A posting by Emily, my guest blogger while I celebrate Easter in Switzerland:
While driving on any one of several winding roads criss-crossing the Grand Luberon, one can see in the distance the chateau of Ansouis high atop a rocky spur, its red baronial flag whipping in the wind. The chateau, built in the 12th century, is the star attraction of the tiny hilltop village and has been in the Sabran family for centuries. Sadly, the current generation has put it up for sale.
The ironwork castle gate originally was raised and lowered by its guards and although today it is motor-driven, it remains the entrance for all wishing to tour the chateau. The day we visited there were about eight people waiting for the tour to begin, and what fun it was to stand outside and see the gate slowly rise and then lower once more when everyone was inside the grounds.
These are bells of the church, which is adjacent to the chateau and is seen in this view from the chateau’s courtyard. It was built in the 13th century and was the courtroom of the counts of Sabran before becoming a church. There are arrow slits on one side which were used during more turbulent times. This church was one of the locations for the film Manon des Sources.

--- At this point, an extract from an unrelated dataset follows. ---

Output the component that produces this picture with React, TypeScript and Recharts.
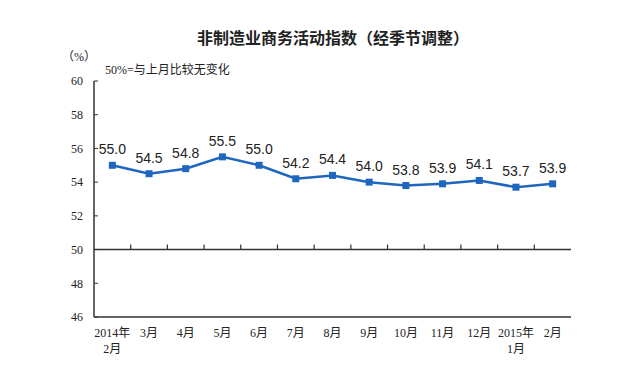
import React from 'react';
import {
  LineChart,
  Line,
  XAxis,
  YAxis,
  ReferenceLine,
  LabelList,
} from 'recharts';

// 月份（换行用 \n）
const months = [
  '2014年\n2月', '3月', '4月', '5月', '6月', '7月', '8月',
  '9月', '10月', '11月', '12月', '2015年\n1月', '2月',
];
// 非制造业商务活动指数
const values = [55.0, 54.5, 54.8, 55.5, 55.0, 54.2, 54.4, 54.0, 53.8, 53.9, 54.1, 53.7, 53.9];
const yTicks = [46, 48, 50, 52, 54, 56, 58, 60];

const data = months.map((m, i) => ({ month: m, value: values[i] }));

const axisColor = '#333';
const lineColor = '#1F66BE';
const cnFont = "'Liberation Serif', 'Noto Sans CJK SC', serif";

const MonthTick = (props: any) => {
  const { x, y, payload } = props;
  const lines = String(payload.value).split('\n');
  return (
    <text x={x} y={y} textAnchor="middle" fill="#222" fontSize={12} fontFamily={cnFont}>
      {lines.map((t: string, i: number) => (
        <tspan key={i} x={x} dy={i === 0 ? 12 : 16}>
          {t}
        </tspan>
      ))}
    </text>
  );
};

const SquareDot = (props: any) => {
  const { cx, cy } = props;
  if (cx == null || cy == null) return null;
  return <rect x={cx - 3.5} y={cy - 3.5} width={7} height={7} fill={lineColor} />;
};

export default function App() {
  return (
    <div style={{ position: 'absolute', left: 0, top: 0, width: 642, height: 378, background: '#fff' }}>
      <div
        style={{
          position: 'absolute', left: 0, width: 666, top: 26, textAlign: 'center',
          fontFamily: "'Noto Sans CJK SC', sans-serif", fontSize: 16, fontWeight: 700,
          color: '#222', lineHeight: '22px',
        }}
      >
        非制造业商务活动指数（经季节调整）
      </div>
      <div
        style={{
          position: 'absolute', left: 62, top: 49, fontFamily: cnFont, fontSize: 12,
          color: '#222', lineHeight: '16px',
        }}
      >
        （%）
      </div>
      <div
        style={{
          position: 'absolute', left: 105, top: 62, fontFamily: cnFont, fontSize: 12,
          color: '#222', lineHeight: '16px',
        }}
      >
        50%=与上月比较无变化
      </div>
      <LineChart
        width={642}
        height={378}
        data={data}
        margin={{ top: 81, right: 71, left: 54, bottom: 31 }}
      >
        <XAxis
          dataKey="month"
          scale="band"
          interval={0}
          axisLine={{ stroke: axisColor, strokeWidth: 1.5 }}
          tickLine={false}
          tick={<MonthTick />}
          height={30}
        />
        <XAxis xAxisId="top" orientation="top" dataKey="month" scale="band" height={0} tick={false} tickLine={false}
          axisLine={{ stroke: axisColor, strokeWidth: 1.5 }} />
        <YAxis
          domain={[46, 60]}
          ticks={yTicks}
          width={40}
          tickSize={-4}
          tickMargin={15}
          axisLine={{ stroke: axisColor, strokeWidth: 1.5 }}
          tickLine={{ stroke: axisColor }}
          tick={{ fill: '#222', fontSize: 12, fontFamily: cnFont }}
        />
        <YAxis yAxisId="right" orientation="right" domain={[46, 60]} width={0} tick={false} tickLine={false}
          axisLine={{ stroke: axisColor, strokeWidth: 1.5 }} />
        <ReferenceLine y={50} stroke={axisColor} strokeWidth={1.5} />
        {months.slice(1).map((m) => (
          <ReferenceLine
            key={m}
            position="start"
            ifOverflow="visible"
            segment={[{ x: m, y: 50 }, { x: m, y: 50.3 }]}
            stroke={axisColor}
            strokeWidth={1.2}
          />
        ))}
        <Line
          type="linear"
          dataKey="value"
          stroke={lineColor}
          strokeWidth={2.5}
          dot={<SquareDot />}
          activeDot={false}
          isAnimationActive={false}
        >
          <LabelList
            dataKey="value"
            position="top"
            offset={11}
            formatter={(v: any) => Number(v).toFixed(1)}
            style={{ fill: '#222', fontSize: 14, fontFamily: "'Liberation Sans', Arial, sans-serif" }}
          />
        </Line>
      </LineChart>
    </div>
  );
}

My favorite room was the kitchen and I could have spent a lot of time there investigating the beautiful copper pots and utensils and the antique faience. We were shown a wooden item that looked like an Inquisition era thumb screw used for torture and asked to guess its use. Turned out it was a device to squeeze every bit of blood out of a piece of meat for use in cooking. Since cooking with blood is not my area of expertise I only can assume it was used for blood sausage or blood pudding or some such thing. The kitchen still is in use. This photo is a postcard I scanned because cameras are not allowed inside the chateau.
The lovely dining room (also from a postcard) is hung with 17th century Flemish tapestries. Reminds me of home. Riiiight!
This typically French box garden in an inner courtyard was designed to be enjoyed from above.